• To do
Give back an exact copy of the lines from the start of the material through the line bearing "plt.rcParams['font.family'] = ['Liberation". Include both ends and nothing else.

• Given data

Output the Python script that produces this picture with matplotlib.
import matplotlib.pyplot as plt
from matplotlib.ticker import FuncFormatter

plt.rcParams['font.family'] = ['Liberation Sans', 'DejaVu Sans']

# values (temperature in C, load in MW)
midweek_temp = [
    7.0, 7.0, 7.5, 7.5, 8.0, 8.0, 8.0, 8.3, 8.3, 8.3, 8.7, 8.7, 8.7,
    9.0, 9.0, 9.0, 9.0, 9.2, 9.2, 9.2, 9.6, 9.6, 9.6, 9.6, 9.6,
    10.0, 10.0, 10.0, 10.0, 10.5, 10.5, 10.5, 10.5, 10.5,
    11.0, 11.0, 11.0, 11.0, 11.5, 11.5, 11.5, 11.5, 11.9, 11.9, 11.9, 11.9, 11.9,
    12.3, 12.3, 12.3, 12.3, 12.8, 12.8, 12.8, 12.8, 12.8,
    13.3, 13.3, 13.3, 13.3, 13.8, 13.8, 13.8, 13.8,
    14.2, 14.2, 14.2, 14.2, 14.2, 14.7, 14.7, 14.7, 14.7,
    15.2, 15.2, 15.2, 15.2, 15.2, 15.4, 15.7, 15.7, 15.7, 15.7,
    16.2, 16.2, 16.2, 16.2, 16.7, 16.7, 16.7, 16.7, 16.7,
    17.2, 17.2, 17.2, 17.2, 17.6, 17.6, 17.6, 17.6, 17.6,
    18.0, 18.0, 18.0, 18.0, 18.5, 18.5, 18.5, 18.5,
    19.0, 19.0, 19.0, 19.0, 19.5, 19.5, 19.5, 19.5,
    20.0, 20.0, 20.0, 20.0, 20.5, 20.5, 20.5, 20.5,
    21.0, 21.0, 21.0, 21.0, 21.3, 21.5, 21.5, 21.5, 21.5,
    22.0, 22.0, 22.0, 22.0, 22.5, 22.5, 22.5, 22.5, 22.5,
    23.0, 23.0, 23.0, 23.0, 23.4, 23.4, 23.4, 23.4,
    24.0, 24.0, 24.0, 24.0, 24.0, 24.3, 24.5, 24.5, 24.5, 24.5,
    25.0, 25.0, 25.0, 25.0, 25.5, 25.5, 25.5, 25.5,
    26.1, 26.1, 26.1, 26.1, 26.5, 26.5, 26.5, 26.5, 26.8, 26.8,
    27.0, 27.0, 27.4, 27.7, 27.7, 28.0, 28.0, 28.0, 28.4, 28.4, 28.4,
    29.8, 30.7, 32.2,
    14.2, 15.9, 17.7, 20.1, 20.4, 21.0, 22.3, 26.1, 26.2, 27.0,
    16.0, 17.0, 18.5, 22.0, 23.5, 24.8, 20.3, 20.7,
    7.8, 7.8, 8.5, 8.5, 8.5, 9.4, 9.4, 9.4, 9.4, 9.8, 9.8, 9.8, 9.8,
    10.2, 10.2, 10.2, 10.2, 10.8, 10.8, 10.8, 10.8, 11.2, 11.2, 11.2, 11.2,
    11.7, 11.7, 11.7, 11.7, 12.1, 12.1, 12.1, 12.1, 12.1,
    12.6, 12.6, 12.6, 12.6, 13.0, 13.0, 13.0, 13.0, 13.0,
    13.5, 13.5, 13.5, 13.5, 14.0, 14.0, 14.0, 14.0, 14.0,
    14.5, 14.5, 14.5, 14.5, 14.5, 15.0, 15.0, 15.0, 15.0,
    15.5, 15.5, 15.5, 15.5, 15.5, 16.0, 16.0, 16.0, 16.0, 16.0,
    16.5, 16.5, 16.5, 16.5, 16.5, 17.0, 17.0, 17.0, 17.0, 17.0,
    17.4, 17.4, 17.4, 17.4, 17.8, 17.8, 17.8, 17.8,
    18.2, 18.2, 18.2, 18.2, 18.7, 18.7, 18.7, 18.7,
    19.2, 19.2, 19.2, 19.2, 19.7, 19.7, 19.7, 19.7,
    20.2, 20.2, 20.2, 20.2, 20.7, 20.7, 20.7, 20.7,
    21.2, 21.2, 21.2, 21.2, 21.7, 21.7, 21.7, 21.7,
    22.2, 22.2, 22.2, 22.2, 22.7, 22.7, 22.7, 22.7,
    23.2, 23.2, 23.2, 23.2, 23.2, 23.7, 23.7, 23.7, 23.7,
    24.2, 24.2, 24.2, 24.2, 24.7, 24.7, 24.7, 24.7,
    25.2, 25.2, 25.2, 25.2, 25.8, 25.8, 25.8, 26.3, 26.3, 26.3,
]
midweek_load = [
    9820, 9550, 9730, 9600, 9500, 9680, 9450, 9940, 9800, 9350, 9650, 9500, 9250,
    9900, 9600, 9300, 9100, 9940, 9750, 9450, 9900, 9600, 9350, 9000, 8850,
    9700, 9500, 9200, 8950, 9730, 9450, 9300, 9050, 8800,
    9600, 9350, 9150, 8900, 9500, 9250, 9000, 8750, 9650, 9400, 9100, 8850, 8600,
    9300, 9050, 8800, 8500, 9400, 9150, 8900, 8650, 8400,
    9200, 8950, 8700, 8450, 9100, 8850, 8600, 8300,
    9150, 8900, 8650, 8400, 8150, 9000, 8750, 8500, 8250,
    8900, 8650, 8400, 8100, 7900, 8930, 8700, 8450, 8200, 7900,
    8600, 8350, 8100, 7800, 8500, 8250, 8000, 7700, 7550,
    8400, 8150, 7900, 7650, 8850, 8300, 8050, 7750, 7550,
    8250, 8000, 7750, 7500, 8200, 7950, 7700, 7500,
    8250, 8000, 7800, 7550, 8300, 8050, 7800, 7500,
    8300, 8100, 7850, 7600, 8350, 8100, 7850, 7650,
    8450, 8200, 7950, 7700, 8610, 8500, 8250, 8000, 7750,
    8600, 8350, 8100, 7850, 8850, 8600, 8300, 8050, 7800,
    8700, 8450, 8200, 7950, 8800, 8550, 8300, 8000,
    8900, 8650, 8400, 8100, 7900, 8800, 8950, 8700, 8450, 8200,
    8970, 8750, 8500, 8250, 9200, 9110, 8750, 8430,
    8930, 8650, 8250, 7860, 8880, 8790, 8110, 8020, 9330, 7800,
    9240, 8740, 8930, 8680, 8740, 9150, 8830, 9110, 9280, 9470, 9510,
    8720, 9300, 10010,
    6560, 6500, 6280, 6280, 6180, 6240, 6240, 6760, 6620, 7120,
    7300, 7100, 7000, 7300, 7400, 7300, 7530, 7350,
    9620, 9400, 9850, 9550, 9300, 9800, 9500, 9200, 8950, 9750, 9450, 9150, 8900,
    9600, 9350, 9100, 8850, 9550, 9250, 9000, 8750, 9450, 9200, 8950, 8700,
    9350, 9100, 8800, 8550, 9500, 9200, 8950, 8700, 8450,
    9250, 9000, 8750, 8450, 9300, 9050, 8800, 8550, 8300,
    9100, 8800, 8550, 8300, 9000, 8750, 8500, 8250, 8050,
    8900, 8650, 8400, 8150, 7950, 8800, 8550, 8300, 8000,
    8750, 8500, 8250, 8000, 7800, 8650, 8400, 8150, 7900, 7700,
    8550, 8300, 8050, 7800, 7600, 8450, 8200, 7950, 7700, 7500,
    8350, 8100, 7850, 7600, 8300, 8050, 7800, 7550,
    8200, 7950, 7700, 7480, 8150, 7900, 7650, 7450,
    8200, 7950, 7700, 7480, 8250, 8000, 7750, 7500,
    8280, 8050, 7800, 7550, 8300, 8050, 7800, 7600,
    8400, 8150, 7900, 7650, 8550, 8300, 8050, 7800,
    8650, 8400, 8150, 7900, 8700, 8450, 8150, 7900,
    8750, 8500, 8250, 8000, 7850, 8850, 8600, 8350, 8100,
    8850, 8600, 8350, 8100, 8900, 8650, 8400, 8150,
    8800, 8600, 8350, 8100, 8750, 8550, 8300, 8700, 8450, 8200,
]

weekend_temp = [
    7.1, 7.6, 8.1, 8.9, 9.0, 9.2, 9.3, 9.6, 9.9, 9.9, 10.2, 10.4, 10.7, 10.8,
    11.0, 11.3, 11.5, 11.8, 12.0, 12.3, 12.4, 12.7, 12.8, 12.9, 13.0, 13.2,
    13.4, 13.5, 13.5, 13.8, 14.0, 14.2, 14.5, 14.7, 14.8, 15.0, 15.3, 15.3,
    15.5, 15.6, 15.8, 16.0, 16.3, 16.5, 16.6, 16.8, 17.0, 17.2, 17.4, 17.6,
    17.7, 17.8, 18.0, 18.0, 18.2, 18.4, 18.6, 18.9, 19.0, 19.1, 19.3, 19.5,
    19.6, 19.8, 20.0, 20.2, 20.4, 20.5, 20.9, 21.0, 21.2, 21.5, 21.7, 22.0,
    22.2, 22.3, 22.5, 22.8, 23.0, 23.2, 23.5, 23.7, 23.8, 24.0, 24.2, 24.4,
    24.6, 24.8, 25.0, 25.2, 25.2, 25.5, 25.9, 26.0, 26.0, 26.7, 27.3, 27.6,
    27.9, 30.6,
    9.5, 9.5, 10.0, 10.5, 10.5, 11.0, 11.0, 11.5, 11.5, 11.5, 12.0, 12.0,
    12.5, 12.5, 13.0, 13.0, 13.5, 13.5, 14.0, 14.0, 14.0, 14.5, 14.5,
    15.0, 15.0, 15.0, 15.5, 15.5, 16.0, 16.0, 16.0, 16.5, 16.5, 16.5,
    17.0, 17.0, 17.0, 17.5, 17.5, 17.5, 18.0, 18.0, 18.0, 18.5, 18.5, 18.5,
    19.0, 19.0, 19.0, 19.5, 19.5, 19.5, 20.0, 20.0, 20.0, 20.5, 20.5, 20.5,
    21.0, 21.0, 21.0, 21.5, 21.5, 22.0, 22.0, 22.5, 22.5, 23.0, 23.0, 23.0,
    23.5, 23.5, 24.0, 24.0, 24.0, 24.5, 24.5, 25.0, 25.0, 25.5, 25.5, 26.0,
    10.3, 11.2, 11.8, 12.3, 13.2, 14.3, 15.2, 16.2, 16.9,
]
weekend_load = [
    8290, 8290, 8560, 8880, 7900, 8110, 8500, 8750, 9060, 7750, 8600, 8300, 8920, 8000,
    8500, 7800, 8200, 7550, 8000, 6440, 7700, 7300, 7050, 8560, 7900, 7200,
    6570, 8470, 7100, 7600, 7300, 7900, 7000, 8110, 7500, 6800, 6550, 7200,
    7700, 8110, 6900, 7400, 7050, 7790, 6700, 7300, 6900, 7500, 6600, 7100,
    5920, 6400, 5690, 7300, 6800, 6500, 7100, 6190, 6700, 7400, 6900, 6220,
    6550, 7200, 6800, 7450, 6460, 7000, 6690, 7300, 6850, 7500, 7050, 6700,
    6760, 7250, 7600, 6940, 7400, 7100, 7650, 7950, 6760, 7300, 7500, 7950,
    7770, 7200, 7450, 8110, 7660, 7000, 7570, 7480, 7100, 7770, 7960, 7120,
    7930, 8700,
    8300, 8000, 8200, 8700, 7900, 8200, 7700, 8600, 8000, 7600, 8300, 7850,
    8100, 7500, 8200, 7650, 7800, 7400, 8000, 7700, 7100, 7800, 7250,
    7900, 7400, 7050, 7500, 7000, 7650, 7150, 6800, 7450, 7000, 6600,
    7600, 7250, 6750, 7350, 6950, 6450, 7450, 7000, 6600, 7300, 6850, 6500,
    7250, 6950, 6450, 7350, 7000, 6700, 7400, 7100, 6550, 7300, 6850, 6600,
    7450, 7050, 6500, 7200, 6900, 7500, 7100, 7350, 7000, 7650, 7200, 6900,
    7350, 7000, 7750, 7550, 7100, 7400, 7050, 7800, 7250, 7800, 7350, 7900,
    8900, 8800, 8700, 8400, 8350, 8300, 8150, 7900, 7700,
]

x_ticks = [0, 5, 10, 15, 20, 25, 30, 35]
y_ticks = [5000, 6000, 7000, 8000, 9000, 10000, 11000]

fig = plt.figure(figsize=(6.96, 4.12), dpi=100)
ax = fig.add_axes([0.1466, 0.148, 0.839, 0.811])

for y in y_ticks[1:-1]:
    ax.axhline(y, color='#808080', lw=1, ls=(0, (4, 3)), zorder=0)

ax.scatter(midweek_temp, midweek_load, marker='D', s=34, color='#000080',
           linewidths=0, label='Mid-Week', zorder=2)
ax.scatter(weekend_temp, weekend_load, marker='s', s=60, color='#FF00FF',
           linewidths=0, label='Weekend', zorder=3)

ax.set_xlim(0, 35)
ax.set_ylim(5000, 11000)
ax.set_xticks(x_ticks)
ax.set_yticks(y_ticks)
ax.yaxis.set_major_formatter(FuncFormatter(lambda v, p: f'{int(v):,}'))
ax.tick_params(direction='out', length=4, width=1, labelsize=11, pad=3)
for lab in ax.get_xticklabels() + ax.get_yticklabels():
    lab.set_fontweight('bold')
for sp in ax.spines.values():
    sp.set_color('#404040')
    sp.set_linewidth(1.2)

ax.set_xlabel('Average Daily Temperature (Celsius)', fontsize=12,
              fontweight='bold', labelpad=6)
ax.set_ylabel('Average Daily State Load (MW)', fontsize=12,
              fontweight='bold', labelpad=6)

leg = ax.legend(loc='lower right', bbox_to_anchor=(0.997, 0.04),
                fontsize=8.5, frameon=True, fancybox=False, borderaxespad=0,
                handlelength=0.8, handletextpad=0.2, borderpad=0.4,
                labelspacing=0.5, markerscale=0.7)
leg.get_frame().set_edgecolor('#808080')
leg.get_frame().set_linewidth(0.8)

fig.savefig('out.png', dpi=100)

• Answer to this exercise
Output the Python script that produces this picture with matplotlib.
import matplotlib.pyplot as plt
from matplotlib.ticker import FuncFormatter

plt.rcParams['font.family'] = ['Liberation Sans', 'DejaVu Sans']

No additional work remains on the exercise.